It is from this angle that all side issues bearing on the attitude of Social-Democrats to religion should be dealt with. For example, the question is often brought up whether a priest can be a member of the Social-Democratic Party or not, and this question is usually answered in an unqualified affirmative, the experience of the European Social-Democratic parties being cited as evidence. But this experience was the result, not only of the application of the Marxist doctrine to the workers’ movement, but also of the special historical conditions in Western Europe which are absent in Russia (we will say more about these conditions later), so that an unqualified affirmative answer in this case is incorrect.

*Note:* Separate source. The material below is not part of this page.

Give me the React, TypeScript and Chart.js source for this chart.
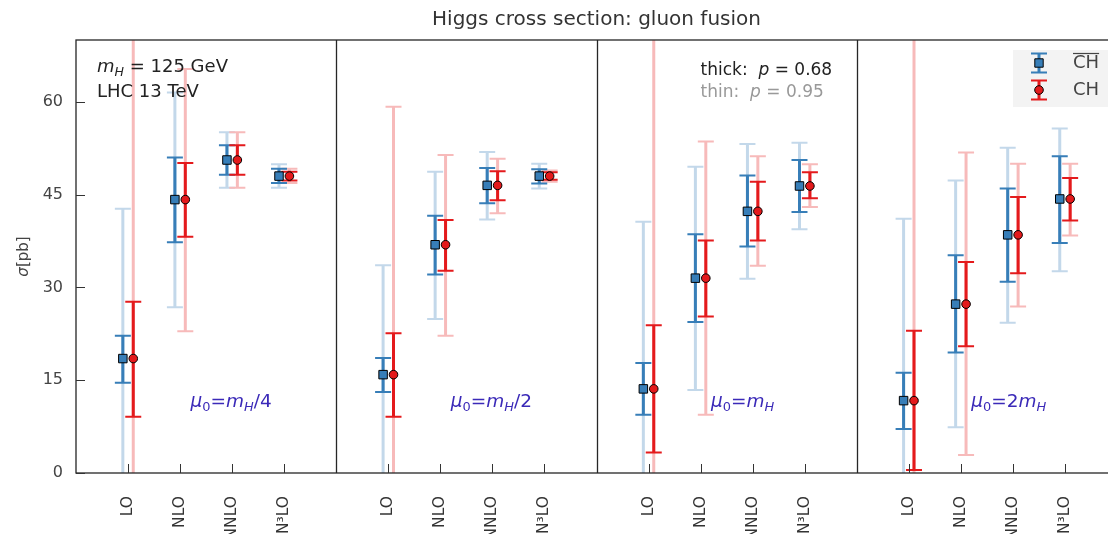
import React, { useEffect, useRef } from "react";
import { Chart, registerables } from "chart.js";
Chart.register(...registerables);

// ---------------- data ----------------
const categories = ["LO", "NLO", "NNLO", "N³LO"];
const yTicks = [0, 15, 30, 45, 60];
// scale choice per panel: μ0 = coef · mH suffix
const muCoef = ["", "", "", "2"];
const muSuffix = ["/4", "/2", "", ""];

// central values (same for both methods)
const central = [
  [18.5, 44.2, 50.6, 48.0],
  [15.9, 36.9, 46.5, 48.0],
  [13.6, 31.5, 42.3, 46.4],
  [11.7, 27.3, 38.5, 44.3],
];
// CH-bar (blue): 68% (thick) and 95% (thin) intervals
const chbar68Lo = [[14.6, 37.3, 48.2, 46.9], [13.1, 32.1, 43.6, 46.8], [9.4, 24.4, 36.6, 42.2], [7.1, 19.5, 30.9, 37.2]];
const chbar68Hi = [[22.2, 51.0, 53.0, 49.2], [18.6, 41.6, 49.3, 49.1], [17.8, 38.6, 48.1, 50.6], [16.2, 35.2, 46.0, 51.2]];
const chbar95Lo = [[-5.7, 26.8, 46.1, 46.1], [-1.8, 24.9, 41.0, 46.0], [-13.4, 13.4, 31.4, 39.4], [-17.7, 7.4, 24.3, 32.6]];
const chbar95Hi = [[42.7, 61.5, 55.1, 49.9], [33.6, 48.7, 51.9, 50.0], [40.6, 49.5, 53.2, 53.4], [41.1, 47.3, 52.6, 55.7]];
// CH (red)
const ch68Lo = [[9.1, 38.2, 48.2, 47.3], [9.1, 32.7, 44.1, 47.4], [3.3, 25.3, 37.6, 44.4], [0.5, 20.5, 32.3, 40.8]];
const ch68Hi = [[27.7, 50.1, 53.0, 48.7], [22.6, 40.9, 48.8, 48.6], [23.9, 37.6, 47.1, 48.6], [23.0, 34.1, 44.6, 47.7]];
const ch95Lo = [[-45, 22.9, 46.1, 46.9], [-27, 22.2, 42.0, 47.1], [-50, 9.4, 33.5, 43.0], [-50, 2.9, 26.9, 38.4]];
const ch95Hi = [[82, 65.3, 55.1, 49.2], [59.2, 51.4, 50.8, 48.9], [77, 53.6, 51.2, 49.9], [73, 51.8, 50.0, 50.0]];

// ---------------- styling ----------------
const FONT = "'DejaVu Sans', sans-serif";
const BLUE = "#377eb8";
const RED = "#e41a1c";
const BLUE_L = "#c3d8ea";
const RED_L = "#f7baba";
const MU_COLOR = "#3b2ab8";
const PANEL_W = 5;
const OFF = 0.1;

const xPos = (p: number, i: number, d: number) => p * PANEL_W + i + 1 + d;

type Seg = { t: string; it?: boolean; sub?: boolean };
function drawRich(ctx: CanvasRenderingContext2D, segs: Seg[], x: number, y: number, size: number, color: string, measureOnly = false) {
  let cx = x;
  for (const s of segs) {
    const fs = s.sub ? size * 0.7 : size;
    ctx.font = `${s.it ? "italic " : ""}${fs}px ${FONT}`;
    if (!measureOnly) {
      ctx.fillStyle = color;
      ctx.fillText(s.t, cx, s.sub ? y + size * 0.22 : y);
    }
    cx += ctx.measureText(s.t).width;
  }
  return cx - x;
}

const panelPlugin = {
  id: "panels",
  beforeDatasetsDraw(chart: any) {
    const { ctx, chartArea: a, scales } = chart;
    const x = scales.x, y = scales.y;
    ctx.save();
    ctx.beginPath();
    ctx.rect(a.left, a.top, a.right - a.left, a.bottom - a.top);
    ctx.clip();
    const bar = (xv: number, lo: number, hi: number, color: string) => {
      const px = x.getPixelForValue(xv);
      const p1 = y.getPixelForValue(lo);
      const p2 = y.getPixelForValue(hi);
      ctx.strokeStyle = color;
      ctx.lineWidth = 3;
      ctx.beginPath();
      ctx.moveTo(px, p1);
      ctx.lineTo(px, p2);
      ctx.stroke();
      ctx.lineWidth = 2;
      ctx.beginPath();
      ctx.moveTo(px - 8, p1); ctx.lineTo(px + 8, p1);
      ctx.moveTo(px - 8, p2); ctx.lineTo(px + 8, p2);
      ctx.stroke();
    };
    for (let p = 0; p < central.length; p++) {
      for (let i = 0; i < categories.length; i++) {
        bar(xPos(p, i, -OFF), chbar95Lo[p][i], chbar95Hi[p][i], BLUE_L);
        bar(xPos(p, i, OFF), ch95Lo[p][i], ch95Hi[p][i], RED_L);
      }
    }
    for (let p = 0; p < central.length; p++) {
      for (let i = 0; i < categories.length; i++) {
        bar(xPos(p, i, -OFF), chbar68Lo[p][i], chbar68Hi[p][i], BLUE);
        bar(xPos(p, i, OFF), ch68Lo[p][i], ch68Hi[p][i], RED);
      }
    }
    ctx.restore();
  },
  afterDraw(chart: any) {
    const { ctx, chartArea: a, scales } = chart;
    const x = scales.x, y = scales.y;
    ctx.save();
    // frame and panel separators
    ctx.strokeStyle = "#262626";
    ctx.lineWidth = 1.3;
    ctx.strokeRect(a.left, a.top, a.right - a.left, a.bottom - a.top);
    ctx.beginPath();
    for (let p = 1; p < central.length; p++) {
      const px = Math.round(x.getPixelForValue(p * PANEL_W)) + 0.5;
      ctx.moveTo(px, a.top);
      ctx.lineTo(px, a.bottom);
    }
    ctx.stroke();
    // inward ticks
    ctx.lineWidth = 1;
    ctx.strokeStyle = "#333";
    ctx.beginPath();
    for (const t of yTicks) {
      const py = Math.round(y.getPixelForValue(t)) + 0.5;
      ctx.moveTo(a.left, py); ctx.lineTo(a.left + 9, py);
      ctx.moveTo(a.right, py); ctx.lineTo(a.right - 9, py);
    }
    for (let p = 0; p < central.length; p++) {
      for (let i = 0; i < categories.length; i++) {
        const px = Math.round(x.getPixelForValue(xPos(p, i, 0))) + 0.5;
        ctx.moveTo(px, a.bottom); ctx.lineTo(px, a.bottom - 9);
      }
    }
    ctx.stroke();

    // y-axis title
    ctx.save();
    ctx.translate(24, (a.top + a.bottom) / 2);
    ctx.rotate(-Math.PI / 2);
    ctx.textBaseline = "middle";
    const ysegs: Seg[] = [{ t: "σ", it: true }, { t: "[pb]" }];
    const w = drawRich(ctx, ysegs, 0, 0, 15, "#444", true);
    drawRich(ctx, ysegs, -w / 2, 0, 15, "#444");
    ctx.restore();

    ctx.textBaseline = "alphabetic";
    // annotations panel 1
    drawRich(ctx, [{ t: "m", it: true }, { t: "H", it: true, sub: true }, { t: " = 125 GeV" }], a.left + 21, a.top + 32, 18, "#222");
    drawRich(ctx, [{ t: "LHC 13 TeV" }], a.left + 21, a.top + 57, 18, "#222");
    // p annotations (panel 3)
    const tx = x.getPixelForValue(2 * PANEL_W + 2.0);
    drawRich(ctx, [{ t: "thick:  " }, { t: "p", it: true }, { t: " = 0.68" }], tx, a.top + 35, 17, "#222");
    drawRich(ctx, [{ t: "thin:  " }, { t: "p", it: true }, { t: " = 0.95" }], tx, a.top + 57, 17, "#999");
    // scale labels
    for (let p = 0; p < central.length; p++) {
      const mx = x.getPixelForValue(p * PANEL_W + 2.2);
      const my = y.getPixelForValue(10.7);
      drawRich(ctx, [
        { t: "μ", it: true }, { t: "0", sub: true }, { t: "=" }, { t: muCoef[p] },
        { t: "m", it: true }, { t: "H", it: true, sub: true }, { t: muSuffix[p] },
      ], mx, my, 18.5, MU_COLOR);
    }

    // legend
    const lx = a.right - 104, ly = a.top + 10;
    ctx.fillStyle = "#f3f3f3";
    ctx.fillRect(lx, ly, 130, 57);
    const items = [
      { c: BLUE, y: ly + 13, shape: "rect", over: true },
      { c: RED, y: ly + 40, shape: "circle", over: false },
    ];
    for (const it of items) {
      const ix = lx + 26;
      ctx.strokeStyle = it.c;
      ctx.lineWidth = 3;
      ctx.beginPath(); ctx.moveTo(ix, it.y - 9.5); ctx.lineTo(ix, it.y + 9.5); ctx.stroke();
      ctx.lineWidth = 2;
      ctx.beginPath();
      ctx.moveTo(ix - 8, it.y - 9.5); ctx.lineTo(ix + 8, it.y - 9.5);
      ctx.moveTo(ix - 8, it.y + 9.5); ctx.lineTo(ix + 8, it.y + 9.5);
      ctx.stroke();
      ctx.fillStyle = it.c;
      ctx.strokeStyle = "#000";
      ctx.lineWidth = 1;
      ctx.beginPath();
      if (it.shape === "rect") ctx.rect(ix - 4.2, it.y - 4.2, 8.4, 8.4);
      else ctx.arc(ix, it.y, 4.3, 0, Math.PI * 2);
      ctx.fill(); ctx.stroke();
      ctx.font = `18px ${FONT}`;
      ctx.fillStyle = "#444";
      ctx.textBaseline = "middle";
      ctx.fillText("CH", lx + 60, it.y);
      if (it.over) {
        const tw = ctx.measureText("CH").width;
        ctx.strokeStyle = "#444";
        ctx.lineWidth = 1.2;
        ctx.beginPath(); ctx.moveTo(lx + 60, it.y - 9.5); ctx.lineTo(lx + 60 + tw, it.y - 9.5); ctx.stroke();
      }
    }
    ctx.restore();
  },
};

export default function App() {
  const ref = useRef<HTMLCanvasElement | null>(null);
  useEffect(() => {
    if (!ref.current) return;
    const blueData: { x: number; y: number }[] = [];
    const redData: { x: number; y: number }[] = [];
    for (let p = 0; p < central.length; p++) {
      for (let i = 0; i < categories.length; i++) {
        blueData.push({ x: xPos(p, i, -OFF), y: central[p][i] });
        redData.push({ x: xPos(p, i, OFF), y: central[p][i] });
      }
    }
    const tickVals: number[] = [];
    for (let p = 0; p < central.length; p++) for (let i = 0; i < categories.length; i++) tickVals.push(xPos(p, i, 0));

    const chart = new Chart(ref.current, {
      type: "scatter",
      data: {
        datasets: [
          { label: "CH-bar", data: blueData, pointStyle: "rect", pointRadius: 6, backgroundColor: BLUE, borderColor: "#000", borderWidth: 1 },
          { label: "CH", data: redData, pointStyle: "circle", pointRadius: 4.3, backgroundColor: RED, borderColor: "#000", borderWidth: 1 },
        ],
      },
      options: {
        animation: false,
        responsive: false,
        events: [],
        layout: { padding: { left: 0, right: 10, top: 0, bottom: 0 } },
        plugins: {
          legend: { display: false },
          tooltip: { enabled: false },
          title: {
            display: true,
            text: "Higgs cross section: gluon fusion",
            color: "#333",
            font: { family: FONT, size: 20, weight: "normal" },
            padding: { top: 8, bottom: 8 },
            fullSize: false,
          },
        },
        scales: {
          x: {
            type: "linear",
            min: 0,
            max: central.length * PANEL_W,
            grid: { display: false },
            border: { display: false },
            afterBuildTicks: (s: any) => { s.ticks = tickVals.map((v) => ({ value: v })); },
            afterFit: (s: any) => { s.height = 87; },
            ticks: {
              autoSkip: false,
              minRotation: 90,
              maxRotation: 90,
              padding: 15,
              color: "#333",
              font: { family: FONT, size: 15.5 },
              callback: (v: any) => categories[(Math.round(v) % PANEL_W) - 1] ?? "",
            },
          },
          y: {
            min: 0,
            max: 70,
            grid: { display: false },
            border: { display: false },
            afterBuildTicks: (s: any) => { s.ticks = yTicks.map((v) => ({ value: v })); },
            afterFit: (s: any) => { s.width = 76; },
            ticks: { padding: 5, color: "#444", font: { family: FONT, size: 16 } },
          },
        },
      } as any,
      plugins: [panelPlugin],
    });
    return () => chart.destroy();
  }, []);
  return (
    <div style={{ position: "absolute", left: 0, top: 0, width: 1108, height: 534, overflow: "hidden", background: "#fff" }}>
      <canvas ref={ref} width={1127} height={560} style={{ display: "block" }} />
    </div>
  );
}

It cannot be asserted once and for all that priests cannot be members of the Social-Democratic Party; but neither can the reverse rule be laid down. If a priest comes to us to take part in our common political work and conscientiously performs Party duties, without opposing the programme of the Party, he may be allowed to join the ranks of the Social-Democrats; for the contradiction between the spirit and principles of our programme and the religious convictions of the priest would in such circumstances be something that concerned him alone, his own private contradiction; and a political organisation cannot put its members through an examination to see if there is no contradiction between their views and the Party programme. But, of course, such a case might be a rare exception even in Western Europe, while in Russia it is altogether improbable. And if, for example, a priest joined the Social-Democratic Party and made it his chief and almost sole work actively to propagate religious views in the Party, it would unquestionably have to expel him from its ranks. We must not only admit workers who preserve their belief in God into the Social-Democratic Party, but must deliberately set out to recruit them; we are absolutely opposed to giving the slightest offence to their religious convictions, but we recruit them in order to educate them in the spirit of our programme, and not in order to permit an active struggle against it. We allow freedom of opinion within the Party, but to certain limits, determined by freedom of grouping; we are not obliged to go hand in hand with active preachers of views that are repudiated by the majority of the Party.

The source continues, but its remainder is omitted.